BLU oleh pemohon dianggap sebagai badan atau lembaga.
Di
lain pihak, menurut termohon, penggunaan dana PIP untuk pembelian saham NNT
tidak mencerminkan maksud tujuan BLU, tidak sesuai dengan filosofi dan semangat
dibentuknya BLU sebagaimana ketentuan UU Nomor 1/2004 tentang Perbendaharaan
Negara. Dalam APBN 2011, selain tidak terdapat alokasi dana pembelian saham NNT
secara khusus, pengalokasian dana investasi juga dilakukan tanpa perincian dan
penjelasan seperti diatur UU Nomor 17/2003 tentang Keuangan Negara.
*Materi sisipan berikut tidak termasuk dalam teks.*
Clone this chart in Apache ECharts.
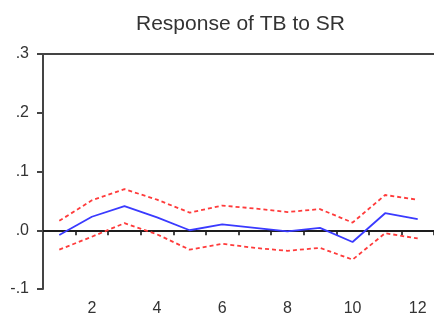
<!DOCTYPE html>
<html>
<head>
<meta charset="utf-8">
<script src="https://cdn.jsdelivr.net/npm/echarts@6/dist/echarts.min.js"></script>
<style>
html,body{margin:0;padding:0;background:#fff;}
#c{width:434px;height:320px;}
</style>
</head>
<body>
<div id="c"></div>
<script>
var categories = ['1','2','3','4','5','6','7','8','9','10','11','12'];
var response = [-0.008, 0.023, 0.041, 0.022, 0.000, 0.010, 0.004, -0.002, 0.004, -0.020, 0.029, 0.019];
var upperBand = [0.016, 0.051, 0.070, 0.052, 0.030, 0.042, 0.037, 0.031, 0.036, 0.013, 0.060, 0.052];
var lowerBand = [-0.033, -0.011, 0.012, -0.007, -0.033, -0.023, -0.030, -0.035, -0.030, -0.050, -0.005, -0.014];
var yTickLabels = {'-0.1':'-.1','0.0':'.0','0.1':'.1','0.2':'.2','0.3':'.3'};

var chart = echarts.init(document.getElementById('c'), null, {renderer:'canvas'});
var font = 'Liberation Sans, Arial, sans-serif';
var axisColor = '#444';
chart.setOption({
  animation: false,
  backgroundColor: '#fff',
  title: {
    text: 'Response of TB to SR',
    left: 131,
    top: 9,
    textStyle: {fontFamily: font, fontSize: 21, fontWeight: 'normal', color: '#333'}
  },
  grid: {left: 43, right: 0, top: 54, bottom: 31, containLabel: false},
  xAxis: [{
    type: 'category',
    data: categories,
    boundaryGap: true,
    position: 'bottom',
    axisLine: {show: true, lineStyle: {color: axisColor, width: 2}},
    axisTick: {show: true, length: 5, inside: false, interval: 0, lineStyle: {color: axisColor, width: 2}},
    axisLabel: {
      interval: function (i) { return i % 2 === 1; },
      margin: 12,
      fontFamily: font, fontSize: 16, color: '#333'
    },
    splitLine: {show: false}
  }, {
    type: 'category',
    data: categories,
    position: 'top',
    axisLine: {show: true, onZero: false, lineStyle: {color: axisColor, width: 2}},
    axisTick: {show: false},
    axisLabel: {show: false},
    splitLine: {show: false}
  }],
  yAxis: {
    type: 'value',
    min: -0.1,
    max: 0.3,
    interval: 0.1,
    axisLine: {show: true, lineStyle: {color: axisColor, width: 2}},
    axisTick: {show: true, length: 6, lineStyle: {color: axisColor, width: 2}},
    axisLabel: {
      margin: 14,
      fontFamily: font, fontSize: 16, color: '#333',
      formatter: function (v) { return yTickLabels[v.toFixed(1)] || v.toFixed(1); }
    },
    splitLine: {show: false}
  },
  series: [{
    name: 'upper',
    type: 'line',
    data: upperBand,
    symbol: 'none',
    lineStyle: {color: '#ff3b3b', width: 1.8, type: [4, 3]},
    z: 3
  }, {
    name: 'lower',
    type: 'line',
    data: lowerBand,
    symbol: 'none',
    lineStyle: {color: '#ff3b3b', width: 1.8, type: [4, 3]},
    z: 3
  }, {
    name: 'response',
    type: 'line',
    data: response,
    symbol: 'none',
    lineStyle: {color: '#3a3aff', width: 1.8},
    z: 4,
    markLine: {
      silent: true,
      symbol: ['none', 'none'],
      label: {show: false},
      lineStyle: {color: '#111', width: 1.5, type: 'solid'},
      data: [{yAxis: 0}],
      z: 2
    }
  }]
});
</script>
</body>
</html>
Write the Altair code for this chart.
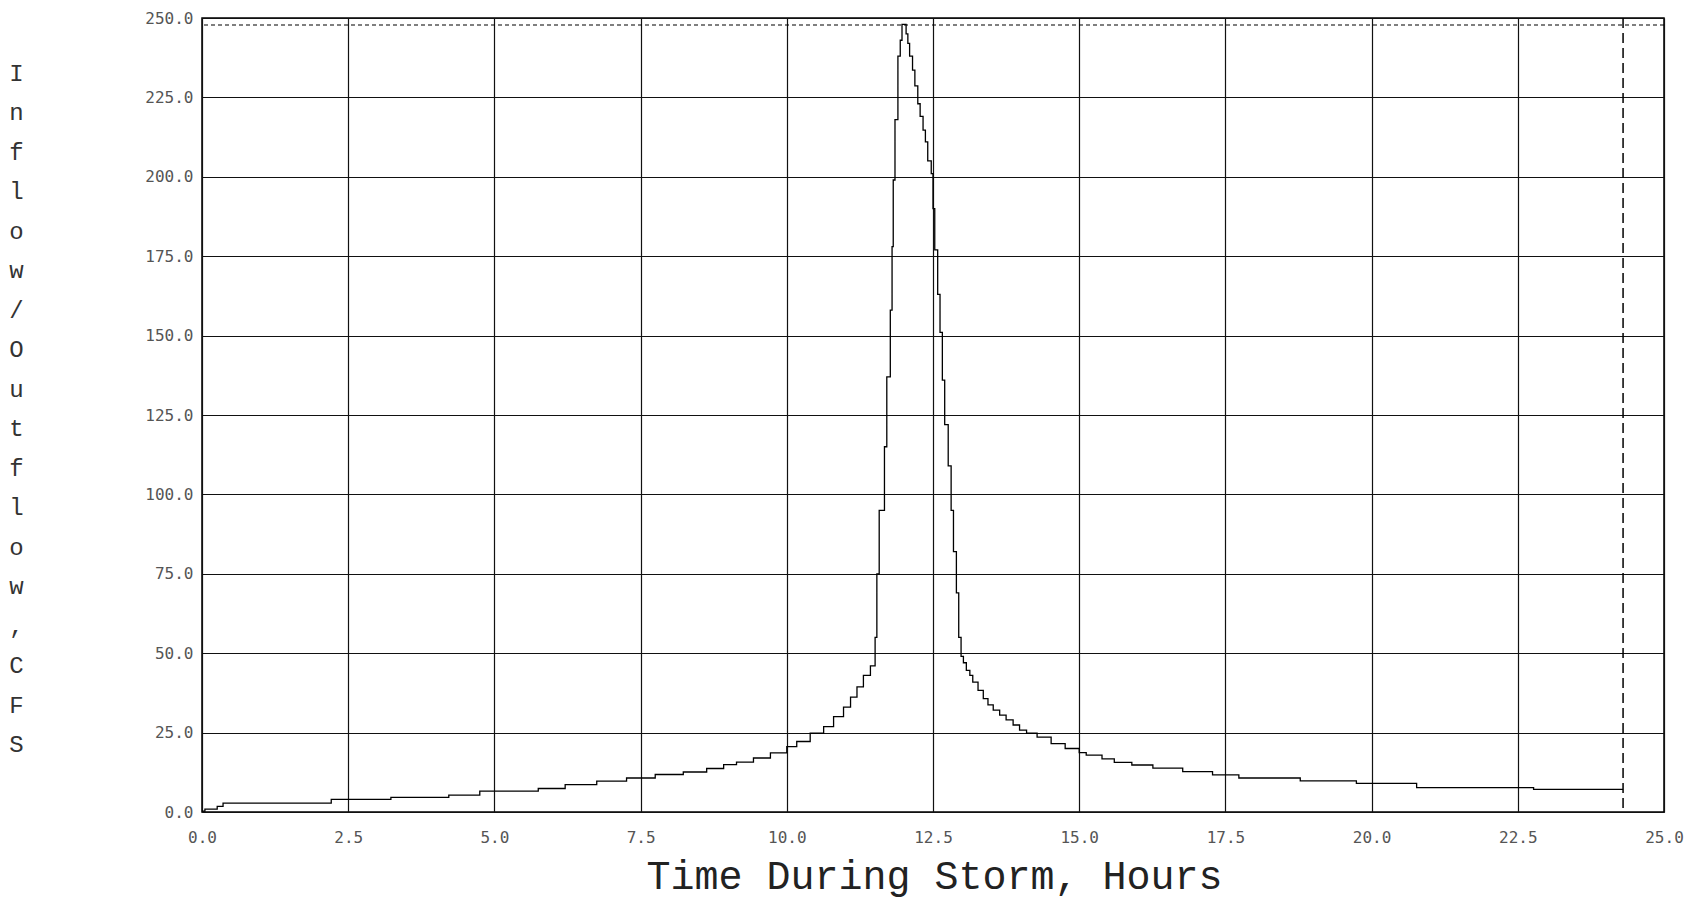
import altair as alt
import pandas as pd

# Inflow hydrograph (hours, cfs), drawn as steps
hours = [0.0, 0.05, 0.26, 0.36, 2.21, 3.23, 4.22, 4.75, 5.75, 6.21, 6.75, 7.26, 7.75,
         8.23, 8.63, 8.92, 9.14, 9.43, 9.72, 10.0, 10.17, 10.4, 10.63, 10.8, 10.97,
         11.09, 11.2, 11.31, 11.43, 11.51, 11.54, 11.58, 11.67, 11.71, 11.77, 11.80,
         11.82, 11.85, 11.90, 11.94, 11.97, 12.04, 12.07, 12.10, 12.15, 12.19, 12.24,
         12.28, 12.33, 12.37, 12.41, 12.47, 12.50, 12.53, 12.58, 12.62, 12.66, 12.70,
         12.76, 12.81, 12.85, 12.90, 12.94, 12.98, 13.02, 13.07, 13.13, 13.18, 13.27,
         13.36, 13.44, 13.53, 13.64, 13.75, 13.87, 13.98, 14.10, 14.28, 14.52, 14.76,
         15.0, 15.12, 15.39, 15.6, 15.9, 16.26, 16.77, 17.28, 17.73, 18.78, 19.74,
         20.77, 22.77, 24.3]
inflow_cfs = [0.3, 0.9, 1.8, 2.8, 4.0, 4.6, 5.3, 6.6, 7.4, 8.6, 9.7, 10.7, 11.8,
              12.6, 13.7, 14.9, 15.7, 17.0, 18.6, 20.6, 22.2, 24.8, 26.9, 30.0, 33.0,
              36.2, 39.4, 43.0, 46.0, 55.0, 75.0, 95.0, 115.0, 137.0, 158.0, 178.0,
              199.0, 218.0, 238.0, 243.0, 248.0, 245.0, 242.0, 238.0, 233.6, 228.6, 223.0,
              219.0, 214.7, 211.0, 205.0, 201.0, 190.0, 177.0, 163.0, 151.0, 136.0, 122.0,
              109.0, 95.0, 82.0, 69.0, 55.0, 49.0, 47.0, 44.6, 43.0, 40.9, 38.3,
              35.7, 33.7, 32.1, 30.5, 29.0, 27.4, 25.8, 24.8, 23.6, 21.5, 20.0,
              18.7, 17.9, 16.7, 15.6, 14.8, 13.8, 12.7, 11.7, 10.7, 9.8, 9.0,
              7.7, 7.1, 7.1]

x_ticks = [0.0, 2.5, 5.0, 7.5, 10.0, 12.5, 15.0, 17.5, 20.0, 22.5, 25.0]
y_ticks = [0.0, 25.0, 50.0, 75.0, 100.0, 125.0, 150.0, 175.0, 200.0, 225.0, 250.0]
peak_marker_cfs = [247.8]
storm_end_hours = [24.3]
x_title = "Time During Storm, Hours"
y_title_lines = ["I", "n", "f", "l", "o", "w", "/", "O", "u", "t", "f", "l", "o", "w",
                 ", ", "C", "F", "S"]

df = pd.DataFrame({"t": hours, "q": inflow_cfs})

x_scale = alt.Scale(domain=[0, 25], nice=False, zero=False)
y_scale = alt.Scale(domain=[0, 250], nice=False)

label_font = "DejaVu Sans Mono"
title_font = "Liberation Mono"

x_axis = alt.Axis(
    values=x_ticks, format=".1f", title=x_title,
    grid=True, gridColor="#111111", gridWidth=1.2, gridOpacity=1,
    domain=False, ticks=False,
    labelFont=label_font, labelFontSize=16, labelColor="#555555",
    labelPadding=17, labelFlush=False,
    titleFont=title_font, titleFontSize=40, titleFontWeight="normal",
    titleColor="#222222", titleX=732, titleY=76, titleAlign="center",
    titleBaseline="alphabetic")

y_axis = alt.Axis(
    values=y_ticks, format=".1f", title=y_title_lines,
    grid=True, gridColor="#111111", gridWidth=1.2, gridOpacity=1,
    domain=False, ticks=False,
    labelFont=label_font, labelFontSize=16, labelColor="#555555",
    labelPadding=9, labelFlush=False,
    titleFont=title_font, titleFontSize=24, titleFontWeight="normal",
    titleColor="#333333", titleAngle=0, titleX=-186, titleY=55,
    titleAlign="center", titleBaseline="middle", titleLineHeight=39.5)

line = alt.Chart(df).mark_line(
    interpolate="step-after", color="black", strokeWidth=1.3
).encode(
    x=alt.X("t:Q", scale=x_scale, axis=x_axis),
    y=alt.Y("q:Q", scale=y_scale, axis=y_axis),
)

peak_rule = alt.Chart(pd.DataFrame({"q": peak_marker_cfs})).mark_rule(
    color="black", strokeDash=[4, 3], strokeWidth=1.2
).encode(y=alt.Y("q:Q", scale=y_scale, axis=y_axis))

end_rule = alt.Chart(pd.DataFrame({"t": storm_end_hours})).mark_rule(
    color="black", strokeDash=[10, 5], strokeWidth=1.5
).encode(x=alt.X("t:Q", scale=x_scale, axis=x_axis))

chart = alt.layer(line, peak_rule, end_rule).properties(
    width=1462, height=794,
    autosize=alt.AutoSizeParams(type="none"),
    padding={"left": 202, "top": 18, "right": 30, "bottom": 91},
    background="white",
).configure_view(stroke="black", strokeWidth=1.5)

chart.save("out.html", embed_options={"renderer": "svg", "actions": False})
Di sini
termohon (terpengaruh) juga menganggap BLU sebagai badan atau lembaga.
BLU Bukan Badan
Dua
pasal dalam UU Perbendaharaan Negara yang memunculkan sebutan BLU telah
menciptakan olah pikir sesat dan tafsir yang menyesatkan bahwa BLU merupakan
suatu badan--yang otonom murni. Mencermati dengan saksama makna BLU, baik di
dalam UU, PP, maupun permen, dapat disimpulkan ia bukan suatu badan, melainkan
hanya pola pengelolaan keuangan negara dan menjadi bagian instansi induknya.
Pola
pengelolaan keuangan (PK) BLU dimaksudkan untuk memberi pelayanan kepada
masyarakat dalam rangka memajukan kesejahteraan umum dan mencerdaskan kehidupan
bangsa. Pola ini dijalankan berdasarkan prinsip efisiensi dan produktivitas
dengan tidak mengutamakan mencari keuntungan, dikelola secara fleksibel dengan
prinsip ekonomi dan praktik bisnis yang sehat.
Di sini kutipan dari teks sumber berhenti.